As a professional patient, I think the American medical system is much better about treating symptoms than improving quality of life. In my experience, finding a clinician who is interested in the patient’s quality of life is actually more rare than it should be. There are those clinicians whose overall job is to focus on quality of life, like palliative care doctors; at the same time, I believe each doctor has a role to play in addressing quality of life and it should not take a patient begging to have that addressed.

The movie ends with Patch Adams graduating from medical school and going on to fulfill his dream of a supportive institute that combines the best of medical care with the needs of the patient to arrive at a place where the patient’s whole person is supported.

He says …

Compassion should be contagious.

It’s not just doctors or medical professionals who need to think in terms of treating everyone with compassion. The definition of compassion is a “sympathetic consciousness of others’ distress together with a desire to alleviate it.” Modeling compassion and not only seeing, but working to alleviate the suffering or distress of others is indeed contagious.

May we all practice contagious compassion today and every day!

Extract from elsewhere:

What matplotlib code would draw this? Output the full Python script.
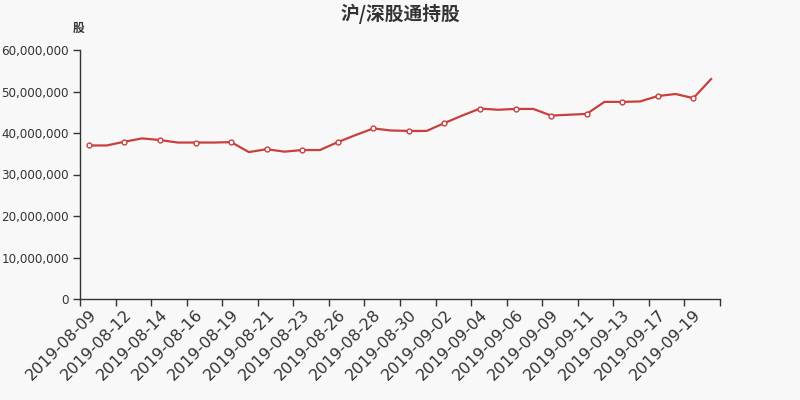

12 thoughts on “Movie Review: Patch Adams

  1. In the past decade I have had a lot of interactions with veterinarians and quality of life issues. How amazingly different the attitude is between medical doctors and veterinarians, when you would presume there would be none. Vets are totally focused on quality of life and MDs just on life, although there are exceptions. I wonder why the attitudes are so different?

    Liked by 1 person

    1. Yes!! I agree with you. It’s astonishing that we pet parents can make the decision to address end of life issues and we can’t make those decisions for ourselves. Seems very backwards to me. Maybe the vets could help teach the docs how to think differently!? ❤️

      Liked by 1 person

  2. I forgot about this movie. Thank you so much for posting a great review and pointing out so many relatable observations. The one that resonated with me the most is the quality of life. When my sister was dying of ovarian cancer, her doctors focused purely on treating her medical needs and extending her life without making a connection with her as a person and considering her mental and emotional needs. That needs to change. The patient needs to be seen as a person with a disease, both of which require treatment.

    Liked by 1 person

  3. Been a long time since I watched that movie, but your review is right on. I find some doctors don’t trust their patients enough. For instance, I coughed at my last visit (swallowed something the wrong way) and the doctor said, “What’s that cough about? Why didn’t you tell me?” When I said it was just a cough she looked at me like I was hiding something from her! Come on, people!